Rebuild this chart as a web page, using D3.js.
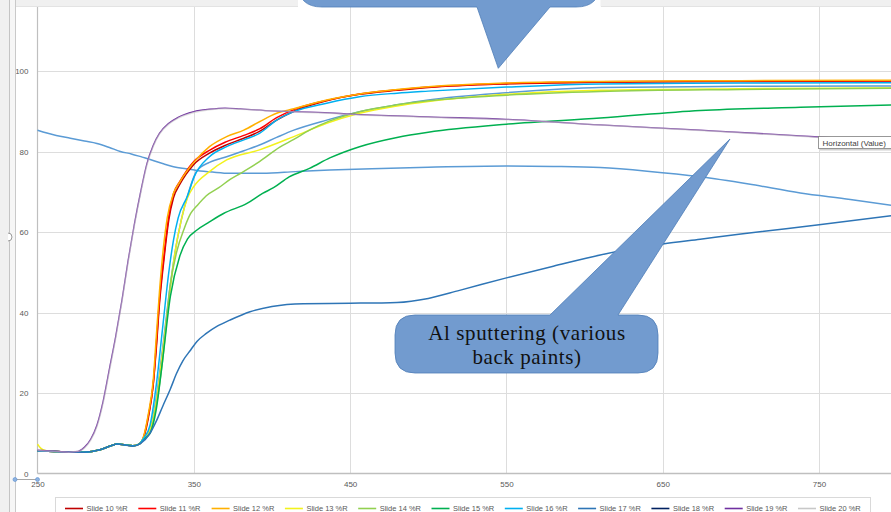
<!DOCTYPE html>
<html>
<head>
<meta charset="utf-8">
<script src="https://cdn.jsdelivr.net/npm/d3@7"></script>
<style>
  html, body { margin: 0; padding: 0; background: #fff; }
  svg { display: block; font-family: "Liberation Sans", Arial, sans-serif; }
</style>
</head>
<body>
<svg id="chart" width="891" height="512"></svg>
<script>
// Reflectance (%R) vs wavelength (nm), one [wavelength, %R] list per sample
const slide10 = [[250,5.6],[265,5.4],[280,5.3],[290,5.9],[297,6.9],[301,7.3],[306,7.1],[311,6.9],[315,7.3],[318,9],[321,14],[324,22],[326,31],[328,42],[330,50],[332,57],[334,63],[337,68.5],[341,71.8],[345,74.3],[350,76.8],[360,79.6],[370,81.5],[382,83.3],[392,85],[403,87.8],[414,90],[435,92.6],[456,94.2],[480,95.2],[500,95.9],[550,96.8],[610,97.2],[700,97.4],[800,97.5]];
const slide11 = [[250,5.6],[265,5.4],[280,5.3],[290,5.9],[297,6.9],[301,7.3],[306,7.1],[311,6.9],[315,7.3],[318,9.2],[321,14.5],[324,22],[326,32],[328,43],[330,51],[332,58],[334,64],[337,69.5],[341,72.5],[345,75],[350,77.5],[360,80.3],[370,82.3],[382,84],[392,85.6],[403,88.4],[414,90.4],[435,92.7],[456,94.3],[480,95.3],[500,96],[550,96.9],[610,97.3],[700,97.5],[800,97.6]];
const slide12 = [[250,5.6],[265,5.4],[280,5.3],[290,5.9],[297,6.9],[301,7.3],[306,7.1],[311,6.9],[315,7.3],[318,9.4],[321,15],[324,23],[326,34],[328,45],[330,54],[333,63.5],[337,69.6],[341,72.4],[345,74.8],[350,77.3],[360,81.2],[371,83.7],[382,85.3],[392,87.4],[403,89.5],[414,90.6],[435,92.8],[456,94.3],[480,95.4],[500,96.1],[550,97],[610,97.4],[700,97.6],[800,97.7]];
const slide13 = [[250,7.3],[252,6.3],[255,5.7],[265,5.4],[280,5.3],[290,5.9],[297,6.9],[301,7.3],[306,7.1],[311,6.9],[315,7.3],[318,8.8],[322,11],[326,18],[330,30],[334,43],[338,55],[342,63],[346,68.5],[350,71.3],[360,75],[371,77.9],[392,80.4],[414,83.7],[435,87],[456,89.5],[480,91.3],[500,92.4],[550,94.2],[610,95.2],[700,95.6],[800,95.8]];
const slide14 = [[250,5.6],[265,5.4],[280,5.3],[290,5.9],[297,6.9],[301,7.3],[306,7.1],[311,6.9],[315,7.3],[318,8.6],[322,10],[326,17],[330,28],[335,47],[339,55],[344,61],[348,64.6],[352,66.5],[358,69],[366,71],[373,73],[380,74.6],[392,77.5],[405,81.1],[414,83],[424,85.3],[437,87.6],[456,89.9],[480,91.6],[500,92.6],[550,94],[610,94.9],[700,95.4],[800,95.7]];
const slide15 = [[250,5.6],[265,5.4],[280,5.3],[290,5.9],[297,6.9],[301,7.3],[306,7.1],[311,6.9],[315,7.3],[318,8.5],[322,10],[326,16],[330,28],[335,44],[341,54],[346,58.3],[352,60.5],[360,62.5],[369,64.6],[384,67.1],[394,69.6],[401,71],[411,73.7],[424,75.8],[437,78.4],[456,81.2],[480,83.5],[500,84.8],[550,86.8],[610,88.3],[674,90.2],[738,91],[800,91.6]];
const slide16 = [[250,5.6],[265,5.4],[280,5.3],[290,5.9],[297,6.9],[301,7.3],[306,7.1],[311,6.9],[315,7.3],[318,8.8],[322,12],[326,22],[330,36],[334,50],[337,58],[340,63.5],[346,69],[350,73.5],[360,78.7],[371,81.2],[382,82.9],[392,84.5],[403,87.8],[414,89.9],[435,92],[456,93.6],[480,94.5],[500,95],[550,96],[610,96.8],[700,97],[800,97.1]];
const slide17 = [[250,5.6],[265,5.4],[280,5.3],[290,5.9],[297,6.9],[301,7.3],[306,7.1],[311,6.8],[316,7.5],[322,10],[326,13],[330,16.6],[335,21],[339,24.9],[343,28],[348,30.7],[352,32.8],[358,34.8],[365,36.6],[373,38.1],[386,40.2],[400,41.5],[420,42.2],[450,42.3],[480,42.5],[500,43.5],[520,45.5],[550,48.6],[580,51.5],[610,54.3],[650,57],[674,58.2],[700,59.5],[750,61.8],[800,64.2]];
const slide18 = [];
const slide19 = [[250,5.8],[260,5.6],[270,5.3],[276,5.5],[280,6.5],[284,8.5],[288,12],[292,18],[296,26],[300,34],[304,43],[308,53],[312,62],[316,70],[320,77],[324,81.5],[328,84.5],[334,87],[340,88.5],[350,89.9],[360,90.5],[370,90.8],[380,90.6],[400,90.1],[437,89.6],[450,89.3],[500,88.6],[550,88],[610,86.6],[674,85.3],[738,83.9],[750,83.6],[800,82.5]];
const slide20 = [[250,5.7],[260,5.5],[270,5.3],[276,5.5],[280,6.3],[284,8.2],[288,11.6],[292,17.5],[296,25.4],[300,33.5],[304,42.6],[308,52.5],[312,61.6],[316,69.6],[320,76.6],[324,81.2],[328,84.3],[334,86.8],[340,88.3],[350,89.7],[360,90.4],[370,90.6],[380,90.5],[400,90.1],[437,89.5],[450,89.2],[500,88.5],[550,87.9],[610,86.6],[674,85.2],[738,83.8],[750,83.5],[800,82.4]];
// two unlabelled traces
const traceA = [[250,5.6],[265,5.4],[280,5.3],[290,5.9],[297,6.9],[301,7.3],[306,7.1],[311,6.9],[315,7.3],[318,8.7],[322,11],[326,19],[330,31],[334,44],[338,55],[342,63],[346,69],[352,75.2],[360,77.3],[371,78.7],[382,80.2],[392,81.6],[403,83.5],[414,85.3],[435,87.8],[456,89.9],[480,91.6],[500,92.8],[550,94.6],[610,95.9],[700,96.2],[800,96.3]];
const traceB = [[250,85.3],[256,84.6],[262,84],[271,83.3],[280,82.6],[288,82],[296,81],[303,80],[310,79.4],[317,78.6],[323,77.9],[330,77],[337,76.2],[345,75.7],[352,75.3],[362,74.9],[373,74.6],[394,74.6],[415,75],[437,75.4],[470,75.8],[500,76.1],[550,76.4],[580,76.3],[610,76.0],[640,75.1],[674,73.7],[705,71.9],[738,69.7],[770,68.1],[800,66.4]];

const seriesNames = ["Slide 10 %R","Slide 11 %R","Slide 12 %R","Slide 13 %R","Slide 14 %R","Slide 15 %R","Slide 16 %R","Slide 17 %R","Slide 18 %R","Slide 19 %R","Slide 20 %R"];
const seriesData = [slide10, slide11, slide12, slide13, slide14, slide15, slide16, slide17, slide18, slide19, slide20];
const seriesColors = ["#C00000","#FF0000","#FFB000","#F2F21C","#92D050","#00B050","#00B0F0","#2E75B6","#002060","#7030A0","#C8C8C8"];
const xTicks = [250, 350, 450, 550, 650, 750];
const yTicks = [0, 20, 40, 60, 80, 100];

const svg = d3.select("#chart");
const W = 891, H = 512;

const x = d3.scaleLinear().domain([250, 800]).range([37.5, 897.2]);
const y = d3.scaleLinear().domain([0, 120]).range([473.5, -9.5]);

svg.append("rect").attr("x", 0).attr("y", 0).attr("width", W).attr("height", H).attr("fill", "#ffffff");

// gridlines
const grid = svg.append("g");
grid.selectAll("line.h").data(yTicks.filter(d => d > 0)).join("line")
  .attr("x1", x(250)).attr("x2", W).attr("y1", d => Math.round(y(d)) + 0.5).attr("y2", d => Math.round(y(d)) + 0.5)
  .attr("stroke", "#DDDDDD").attr("stroke-width", 1);
grid.selectAll("line.v").data(xTicks.filter(d => d > 250)).join("line")
  .attr("x1", d => Math.round(x(d)) + 0.5).attr("x2", d => Math.round(x(d)) + 0.5).attr("y1", 7).attr("y2", y(0))
  .attr("stroke", "#DDDDDD").attr("stroke-width", 1);

// axes
const xAxis = d3.axisBottom(x).tickValues(xTicks).tickSize(0).tickPadding(8).tickFormat(d3.format("d"));
const gx = svg.append("g").attr("transform", `translate(0,${y(0)})`).call(xAxis);
gx.select(".domain").attr("stroke", "#BFBFBF").attr("stroke-width", 1.5).attr("d", `M${x(250)},0H${W}`);
gx.selectAll("text").attr("fill", "#595959").attr("font-size", 8);

const yAxis = d3.axisLeft(y).tickValues(yTicks).tickSize(0).tickPadding(9);
const gy = svg.append("g").attr("transform", `translate(${x(250)},0)`).call(yAxis);
gy.select(".domain").attr("stroke", "#BFBFBF").attr("stroke-width", 1.2).attr("d", `M0,7V${y(0)}`);
gy.selectAll("text").attr("fill", "#595959").attr("font-size", 8);

// series lines
const line = d3.line().x(d => x(d[0])).y(d => y(d[1])).curve(d3.curveMonotoneX);
const plot = svg.append("g");
[traceB, traceA].forEach(tr => {
  plot.append("path").attr("d", line(tr)).attr("fill", "none")
    .attr("stroke", "#5B9BD5").attr("stroke-width", 1.5).attr("stroke-linejoin", "round");
});
seriesData.forEach((s, i) => {
  if (!s.length) return;
  plot.append("path").attr("d", line(s)).attr("fill", "none")
    .attr("stroke", seriesColors[i])
    .attr("stroke-width", i === 9 ? 1.3 : 1.5)
    .attr("stroke-opacity", i === 10 ? 0.55 : 1)
    .attr("stroke-linejoin", "round");
});

// legend
const lg = svg.append("g");
lg.append("rect").attr("x", 55.5).attr("y", 497.5).attr("width", 815).attr("height", 20)
  .attr("fill", "#fff").attr("stroke", "#D9D9D9");
const item = lg.selectAll("g.item").data(seriesNames).join("g")
  .attr("transform", (d, i) => `translate(${65 + i * 73.3},0)`);
item.append("line").attr("x1", 0).attr("x2", 18).attr("y1", 508.5).attr("y2", 508.5)
  .attr("stroke", (d, i) => seriesColors[i]).attr("stroke-width", 1.6);
item.append("text").attr("x", 21.5).attr("y", 511).attr("font-size", 7.5).attr("fill", "#595959").text(d => d);

// callout pointing down from the top
const calloutFill = "#729BCF", calloutStroke = "#4F7DB8";
svg.append("path")
  .attr("d", "M298,-30 L600,-30 L600,-17 Q600,7 576,7 L550,7 L498.3,68.3 L477,7 L322,7 Q298,7 298,-17 Z")
  .attr("fill", calloutFill).attr("stroke", calloutStroke).attr("stroke-width", 0.8);

// top and left window edges
svg.append("rect").attr("x", 0).attr("y", 0).attr("width", 298).attr("height", 6.5).attr("fill", "#F0F0F0");
svg.append("rect").attr("x", 600.5).attr("y", 0).attr("width", W - 600).attr("height", 6.5).attr("fill", "#F0F0F0");
svg.append("line").attr("x1", 0).attr("x2", 298).attr("y1", 6.5).attr("y2", 6.5).attr("stroke", "#E3E3E3");
svg.append("line").attr("x1", 601).attr("x2", W).attr("y1", 6.5).attr("y2", 6.5).attr("stroke", "#E3E3E3");
svg.append("rect").attr("x", 0).attr("y", 0).attr("width", 9).attr("height", H).attr("fill", "#F0F0F0");
svg.append("rect").attr("x", 10).attr("y", 0).attr("width", 5).attr("height", H).attr("fill", "#F6F6F6");
svg.append("line").attr("x1", 9.5).attr("x2", 9.5).attr("y1", 0).attr("y2", H).attr("stroke", "#C4C4C4");
svg.append("line").attr("x1", 15.5).attr("x2", 15.5).attr("y1", 0).attr("y2", H).attr("stroke", "#C9C9C9");

// selection handles
svg.append("path").attr("d", "M8,233 A4,4 0 0 1 8,241").attr("fill", "#fff").attr("stroke", "#9A9A9A");
svg.append("line").attr("x1", 15).attr("x2", 37.5).attr("y1", 479.5).attr("y2", 479.5).attr("stroke", "#A6A6A6");
[15, 37.5].forEach(cx => svg.append("circle").attr("cx", cx).attr("cy", 479.5).attr("r", 2)
  .attr("fill", "#8DB3E2").attr("stroke", "#5B8ED0").attr("stroke-width", 0.6));

// callout with annotation text
svg.append("path")
  .attr("d", "M415,315 L550,315 L730,139 L618,315 L638,315 Q658,315 658,335 L658,353 Q658,373 638,373 L415,373 Q395,373 395,353 L395,335 Q395,315 415,315 Z")
  .attr("fill", calloutFill).attr("stroke", calloutStroke).attr("stroke-width", 0.8);
const note = svg.append("text").attr("font-family", "'Liberation Serif', 'DejaVu Serif', serif")
  .attr("font-size", 21).attr("letter-spacing", 0.6).attr("fill", "#111").attr("text-anchor", "middle");
note.append("tspan").attr("x", 527).attr("y", 340).text("Al sputtering (various");
note.append("tspan").attr("x", 527).attr("y", 363.5).text("back paints)");

// hover tag
const tip = svg.append("g");
tip.append("rect").attr("x", 820).attr("y", 138.5).attr("width", 80).attr("height", 12).attr("fill", "#D0D0D0");
tip.append("rect").attr("x", 818.5).attr("y", 136.5).attr("width", 80).attr("height", 12).attr("fill", "#fff").attr("stroke", "#7F7F7F").attr("stroke-width", 0.8);
tip.append("text").attr("x", 822.5).attr("y", 145.5).attr("font-size", 8).attr("fill", "#404040").text("Horizontal (Value)");
</script>
</body>
</html>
───
● Given request
Pull out every line containing "chart".

● The response
Rebuild this chart as a web page, using D3.js.
<svg id="chart" width="891" height="512"></svg>
const svg = d3.select("#chart");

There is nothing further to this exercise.